**WHAT YOU NEED TO DO**
Output the lines exactly, from the one where "What Apache ECharts" appears through the one where "return xValues.map((x, i)" appears. Images are left out.

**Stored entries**
******

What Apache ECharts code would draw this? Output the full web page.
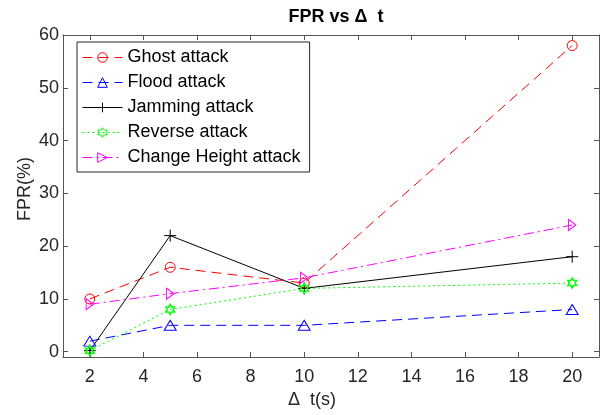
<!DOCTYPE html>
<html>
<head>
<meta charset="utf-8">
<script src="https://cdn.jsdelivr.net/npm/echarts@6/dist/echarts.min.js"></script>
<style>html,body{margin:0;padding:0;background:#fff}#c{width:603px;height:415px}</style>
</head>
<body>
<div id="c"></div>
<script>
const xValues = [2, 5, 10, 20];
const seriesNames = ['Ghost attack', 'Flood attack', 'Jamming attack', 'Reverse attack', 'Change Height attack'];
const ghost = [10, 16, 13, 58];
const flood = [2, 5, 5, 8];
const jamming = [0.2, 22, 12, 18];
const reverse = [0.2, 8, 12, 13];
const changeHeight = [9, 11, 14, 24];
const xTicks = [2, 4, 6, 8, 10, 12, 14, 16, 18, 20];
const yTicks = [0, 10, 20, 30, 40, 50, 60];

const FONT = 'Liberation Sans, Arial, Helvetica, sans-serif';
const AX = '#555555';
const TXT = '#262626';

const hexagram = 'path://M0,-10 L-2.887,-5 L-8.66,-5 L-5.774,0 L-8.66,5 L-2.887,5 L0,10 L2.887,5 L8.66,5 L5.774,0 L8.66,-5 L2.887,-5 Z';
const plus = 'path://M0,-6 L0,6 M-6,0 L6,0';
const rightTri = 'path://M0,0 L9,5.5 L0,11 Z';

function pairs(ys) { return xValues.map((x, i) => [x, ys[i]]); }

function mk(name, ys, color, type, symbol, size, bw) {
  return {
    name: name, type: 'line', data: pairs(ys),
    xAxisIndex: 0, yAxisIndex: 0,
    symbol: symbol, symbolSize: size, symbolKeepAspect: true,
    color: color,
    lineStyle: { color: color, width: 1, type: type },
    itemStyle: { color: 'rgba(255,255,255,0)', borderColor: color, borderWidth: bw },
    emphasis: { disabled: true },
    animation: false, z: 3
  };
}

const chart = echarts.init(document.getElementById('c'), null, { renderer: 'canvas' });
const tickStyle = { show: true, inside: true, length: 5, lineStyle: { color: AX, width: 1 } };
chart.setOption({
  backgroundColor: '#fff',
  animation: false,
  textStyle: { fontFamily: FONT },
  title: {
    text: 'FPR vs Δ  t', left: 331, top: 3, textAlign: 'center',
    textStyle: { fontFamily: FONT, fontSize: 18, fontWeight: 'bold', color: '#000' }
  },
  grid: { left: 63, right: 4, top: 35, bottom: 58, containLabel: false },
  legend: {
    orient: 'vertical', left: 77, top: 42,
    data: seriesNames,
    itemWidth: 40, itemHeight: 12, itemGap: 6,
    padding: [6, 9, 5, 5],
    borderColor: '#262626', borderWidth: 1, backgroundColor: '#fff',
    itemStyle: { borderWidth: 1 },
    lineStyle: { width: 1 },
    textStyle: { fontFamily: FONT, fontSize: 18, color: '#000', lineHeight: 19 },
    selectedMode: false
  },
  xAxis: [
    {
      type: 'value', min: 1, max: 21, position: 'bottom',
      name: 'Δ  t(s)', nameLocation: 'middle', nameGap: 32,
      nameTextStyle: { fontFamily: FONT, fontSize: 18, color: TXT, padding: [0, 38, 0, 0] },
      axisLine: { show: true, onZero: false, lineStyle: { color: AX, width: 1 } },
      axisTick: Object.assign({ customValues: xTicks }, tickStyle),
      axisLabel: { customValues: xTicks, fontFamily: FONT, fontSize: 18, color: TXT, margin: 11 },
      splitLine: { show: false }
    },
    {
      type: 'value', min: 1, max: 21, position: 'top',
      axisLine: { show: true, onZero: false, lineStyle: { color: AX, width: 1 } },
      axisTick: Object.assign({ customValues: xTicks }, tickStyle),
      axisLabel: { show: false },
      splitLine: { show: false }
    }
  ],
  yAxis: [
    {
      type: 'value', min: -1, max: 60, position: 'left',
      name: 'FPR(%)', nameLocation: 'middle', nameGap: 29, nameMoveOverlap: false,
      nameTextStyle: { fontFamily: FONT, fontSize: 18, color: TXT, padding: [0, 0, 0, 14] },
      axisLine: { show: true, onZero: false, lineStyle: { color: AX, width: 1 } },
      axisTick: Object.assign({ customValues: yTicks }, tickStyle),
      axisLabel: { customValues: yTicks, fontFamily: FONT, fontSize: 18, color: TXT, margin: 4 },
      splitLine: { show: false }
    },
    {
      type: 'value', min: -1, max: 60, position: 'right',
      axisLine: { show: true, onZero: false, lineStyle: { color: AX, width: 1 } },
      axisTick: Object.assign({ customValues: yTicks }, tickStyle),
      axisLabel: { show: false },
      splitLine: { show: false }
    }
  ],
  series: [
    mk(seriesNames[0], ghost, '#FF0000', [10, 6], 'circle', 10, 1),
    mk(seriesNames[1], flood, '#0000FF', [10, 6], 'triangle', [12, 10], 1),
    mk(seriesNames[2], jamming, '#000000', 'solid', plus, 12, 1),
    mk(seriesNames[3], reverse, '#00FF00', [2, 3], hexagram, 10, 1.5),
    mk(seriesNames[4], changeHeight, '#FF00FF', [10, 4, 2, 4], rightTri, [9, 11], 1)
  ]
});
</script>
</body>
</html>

******

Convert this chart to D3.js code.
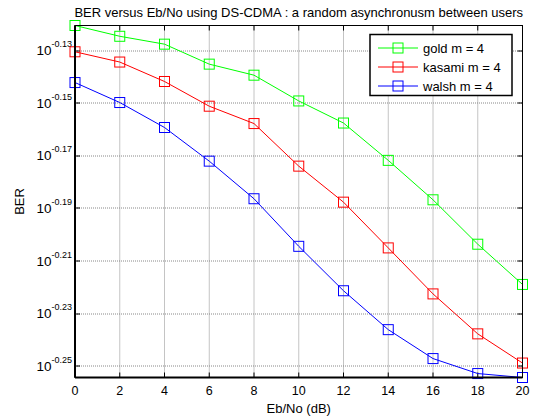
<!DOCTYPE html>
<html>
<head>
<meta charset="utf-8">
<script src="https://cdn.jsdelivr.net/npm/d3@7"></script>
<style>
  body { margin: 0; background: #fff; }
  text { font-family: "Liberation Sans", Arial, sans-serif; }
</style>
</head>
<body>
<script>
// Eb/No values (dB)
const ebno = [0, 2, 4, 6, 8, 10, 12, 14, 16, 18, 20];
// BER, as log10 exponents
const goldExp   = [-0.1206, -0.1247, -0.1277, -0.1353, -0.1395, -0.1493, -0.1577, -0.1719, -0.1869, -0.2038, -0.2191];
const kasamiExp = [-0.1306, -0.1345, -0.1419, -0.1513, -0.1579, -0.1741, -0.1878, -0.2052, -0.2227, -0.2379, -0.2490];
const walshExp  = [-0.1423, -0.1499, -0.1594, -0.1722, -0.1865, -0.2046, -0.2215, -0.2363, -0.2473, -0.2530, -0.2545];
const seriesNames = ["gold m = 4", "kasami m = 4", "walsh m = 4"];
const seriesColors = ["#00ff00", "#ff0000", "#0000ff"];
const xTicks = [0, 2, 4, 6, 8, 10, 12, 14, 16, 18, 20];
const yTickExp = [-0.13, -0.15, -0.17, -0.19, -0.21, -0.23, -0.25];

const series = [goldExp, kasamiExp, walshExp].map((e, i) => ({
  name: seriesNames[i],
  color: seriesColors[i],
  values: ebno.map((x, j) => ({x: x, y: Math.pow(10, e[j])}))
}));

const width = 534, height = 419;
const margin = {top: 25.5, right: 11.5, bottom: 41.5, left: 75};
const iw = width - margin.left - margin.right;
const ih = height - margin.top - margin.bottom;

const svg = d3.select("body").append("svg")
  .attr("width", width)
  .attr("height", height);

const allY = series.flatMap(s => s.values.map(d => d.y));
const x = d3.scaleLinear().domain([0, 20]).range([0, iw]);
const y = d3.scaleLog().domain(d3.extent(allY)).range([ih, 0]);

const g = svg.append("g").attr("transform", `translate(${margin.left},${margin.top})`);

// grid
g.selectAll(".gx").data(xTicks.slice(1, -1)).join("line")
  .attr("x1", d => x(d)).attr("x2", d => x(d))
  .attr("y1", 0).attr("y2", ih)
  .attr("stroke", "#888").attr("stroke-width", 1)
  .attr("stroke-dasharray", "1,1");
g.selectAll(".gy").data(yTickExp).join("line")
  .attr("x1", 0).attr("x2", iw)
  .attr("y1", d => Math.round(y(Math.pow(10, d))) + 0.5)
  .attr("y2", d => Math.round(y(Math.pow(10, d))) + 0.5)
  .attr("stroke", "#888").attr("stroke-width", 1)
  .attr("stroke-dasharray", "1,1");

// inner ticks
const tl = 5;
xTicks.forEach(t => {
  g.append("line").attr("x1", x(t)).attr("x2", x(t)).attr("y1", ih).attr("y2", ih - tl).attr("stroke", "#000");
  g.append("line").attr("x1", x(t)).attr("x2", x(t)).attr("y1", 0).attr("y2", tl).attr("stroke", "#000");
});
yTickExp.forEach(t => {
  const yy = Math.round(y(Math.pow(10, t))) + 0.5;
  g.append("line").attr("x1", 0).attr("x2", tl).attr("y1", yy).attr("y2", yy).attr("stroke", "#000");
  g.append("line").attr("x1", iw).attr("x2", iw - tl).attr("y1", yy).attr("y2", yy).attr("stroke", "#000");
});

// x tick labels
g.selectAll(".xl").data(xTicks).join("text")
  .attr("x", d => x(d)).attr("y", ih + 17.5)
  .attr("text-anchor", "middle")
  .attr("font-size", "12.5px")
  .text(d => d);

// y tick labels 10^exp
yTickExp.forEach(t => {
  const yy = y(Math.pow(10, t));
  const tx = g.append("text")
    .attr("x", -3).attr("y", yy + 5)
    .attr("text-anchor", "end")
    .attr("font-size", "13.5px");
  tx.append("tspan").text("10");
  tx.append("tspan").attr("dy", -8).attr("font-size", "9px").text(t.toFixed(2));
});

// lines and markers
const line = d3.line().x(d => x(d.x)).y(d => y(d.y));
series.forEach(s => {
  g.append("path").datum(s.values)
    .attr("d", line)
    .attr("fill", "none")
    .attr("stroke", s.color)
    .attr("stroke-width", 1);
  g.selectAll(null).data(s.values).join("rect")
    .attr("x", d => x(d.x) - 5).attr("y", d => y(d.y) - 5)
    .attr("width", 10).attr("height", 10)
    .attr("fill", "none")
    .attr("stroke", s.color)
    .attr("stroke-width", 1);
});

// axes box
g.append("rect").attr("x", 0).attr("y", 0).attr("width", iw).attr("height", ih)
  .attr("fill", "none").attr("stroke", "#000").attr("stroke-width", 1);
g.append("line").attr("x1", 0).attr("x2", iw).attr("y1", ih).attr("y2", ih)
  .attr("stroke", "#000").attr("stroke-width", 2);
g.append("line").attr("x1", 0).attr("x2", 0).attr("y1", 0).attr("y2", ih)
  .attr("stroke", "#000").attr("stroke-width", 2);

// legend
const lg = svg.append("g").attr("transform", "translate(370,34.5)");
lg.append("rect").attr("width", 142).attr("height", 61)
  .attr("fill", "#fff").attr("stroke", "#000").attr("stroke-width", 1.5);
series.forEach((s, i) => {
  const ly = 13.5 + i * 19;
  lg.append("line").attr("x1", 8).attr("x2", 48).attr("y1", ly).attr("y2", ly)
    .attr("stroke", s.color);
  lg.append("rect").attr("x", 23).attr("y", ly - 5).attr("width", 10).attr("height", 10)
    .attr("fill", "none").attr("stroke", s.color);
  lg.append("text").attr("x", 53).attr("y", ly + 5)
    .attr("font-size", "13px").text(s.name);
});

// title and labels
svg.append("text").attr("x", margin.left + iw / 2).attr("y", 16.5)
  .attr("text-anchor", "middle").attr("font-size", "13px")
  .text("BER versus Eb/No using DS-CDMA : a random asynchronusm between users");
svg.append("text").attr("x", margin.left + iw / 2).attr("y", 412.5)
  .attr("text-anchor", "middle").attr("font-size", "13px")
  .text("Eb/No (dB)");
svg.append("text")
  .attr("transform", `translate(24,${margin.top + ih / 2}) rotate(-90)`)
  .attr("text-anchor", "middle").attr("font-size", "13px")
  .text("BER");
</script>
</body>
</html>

******

**FINISHED EXERCISE**
What Apache ECharts code would draw this? Output the full web page.
<!DOCTYPE html>
<html>
<head>
<meta charset="utf-8">
<script src="https://cdn.jsdelivr.net/npm/echarts@6/dist/echarts.min.js"></script>
<style>html,body{margin:0;padding:0;background:#fff}#c{width:603px;height:415px}</style>
</head>
<body>
<div id="c"></div>
<script>
const xValues = [2, 5, 10, 20];
const seriesNames = ['Ghost attack', 'Flood attack', 'Jamming attack', 'Reverse attack', 'Change Height attack'];
const ghost = [10, 16, 13, 58];
const flood = [2, 5, 5, 8];
const jamming = [0.2, 22, 12, 18];
const reverse = [0.2, 8, 12, 13];
const changeHeight = [9, 11, 14, 24];
const xTicks = [2, 4, 6, 8, 10, 12, 14, 16, 18, 20];
const yTicks = [0, 10, 20, 30, 40, 50, 60];

const FONT = 'Liberation Sans, Arial, Helvetica, sans-serif';
const AX = '#555555';
const TXT = '#262626';

const hexagram = 'path://M0,-10 L-2.887,-5 L-8.66,-5 L-5.774,0 L-8.66,5 L-2.887,5 L0,10 L2.887,5 L8.66,5 L5.774,0 L8.66,-5 L2.887,-5 Z';
const plus = 'path://M0,-6 L0,6 M-6,0 L6,0';
const rightTri = 'path://M0,0 L9,5.5 L0,11 Z';

function pairs(ys) { return xValues.map((x, i) => [x, ys[i]]); }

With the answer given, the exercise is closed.